If you are looking for forensic test images, you have a choice. You can choose from any of the 2TB of test images linked at https://www.dfir.training/resources/test-images-and-challenges/test-images-and-challenges/all or you can make your own.
Here is my opinion on forensic test images. Your mileage may vary.
First choice: Make it myself.
If I am teaching a forensic class, I most always create the images myself. Actually, I only use images that I create myself. It takes time and effort, but I feel strongly enough about it to do it myself. The most important reason is that I know what is in my image. I know how it got there. I know what is not there. And everything about the image is exactly what I wanted.
I have used a publicly available image for a course before, and the result was that students were finding things that I didn’t want them to. Things that didn’t make sense (in that, there was suspicious activity in the image that was worthy of investigation, but not relevant to the course). This is all good for practice but takes away from a training course where you have objectives to achieve for student learning. Plus, with a public image, without knowing the underlying creation of the system, you really don’t know what happened on the system. Sure, you can see what happened and make assumptions, but you never really know what happened.
The same goes for practice/testing that I personally do. I make the images myself. The reason is that when I am testing a tool, I want to know without a doubt as to what the image contains. Otherwise, I am relying on an unvalidated image to validate a tool. By unvalidated image, I mean an image that comes with no documentation about the evidence on the image or how it got there.
Those images created by those creating them with the “answers”, in that they planted the evidence on the system, documented what they did, and then created the image for use by others.
I create images with a documented process so that I know what I am getting when I am finished:
- Write the goal of the image (ie: recover files from the recycle bin)
- Create a small virtual machine
- Start the machine and create the evidence (do the activity)
- Document each thing I do by date/time/activity
- Image the virtual machine
Now I have an image that I know exactly the user activity, because I did it and wrote it down by date/time/activity. When I run a tool over that image to find the user activity and evidence that I have, the results should match the spreadsheet I created.
That is a simple example, but you get the idea. I have made complex images using multiple virtual machines that emailed each other, shared files via P2P/Dropbox/file share sites, VPN use, Tor, and so forth. I have some virtual machines that occasionally I will fire up months apart just to add some evidence on it. Other virtual machines contained only evidence of a deleted folder.

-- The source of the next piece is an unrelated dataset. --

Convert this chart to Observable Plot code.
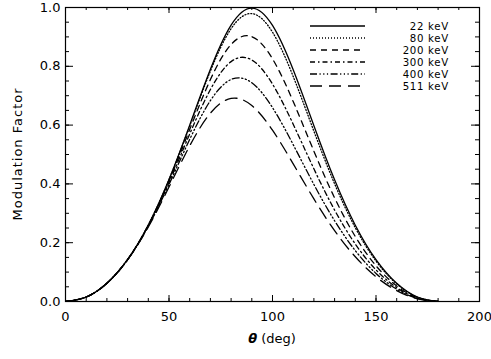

Second choice: Download someone else’s image.
Curiosity gets me all the time. I just have to know. Whatever it is, I just have to know. That goes for publicly available forensic images. I use them to test if the cheat sheet comes with it, but I don’t use them to test if I have is an image with no background. Anti-forensic tools can wreck an OS, which will wreck your tool testing if you are unaware of what happened on that OS. Either your tool works but you think it doesn’t, or the tool doesn’t work when you think it does.
For these types of images, it’s mostly for fun to see what I can dig up. I don’t use them for training or testing, but I do use them for practice. Practice is not validation. Practice is just practice. Perhaps I run different tools that do the same but the output is different. I may not be interested so much in the data it pulls on one of these images as much as I am interested in learning how different tools work.
I strongly recommend creating your own images. But it takes time and detailed documentation.
If you work in a large shop, you might have the best opportunity to have a team effort create a set of images that can be used for years. With virtual machines, you can snapshot them different stages and go off on different tangents. You can hack them, flood them with malware, email between them, create various scenarios, use different operating system and different versions of the operating system, and eventually you will have a library of test images available at your fingertips.
For students, this is probably the best way to go. When you are learning this field, going through a terabyte image and fishing around isn’t going to be that helpful of a learning experience. You won’t know what you are looking for, or when you find it, or if you were right in your assumptions of what you found. Unless you have the supporting background of the image.
I am hoping that I am not the only person with a RAID that contains more virtual machines and images of each virtual machine that I can remember creating….
Now….if you are not sure if you can create a forensic image that is perfect for your forensic testing, trust that you can. Build a VM. Dirty it up. Write it up. Image it. Find the dirt. Yes, you know where the evidence is, but is your tool capable of pulling it out and displaying the results accurately? You need to know what is behind Door #3 when testing tools and learning.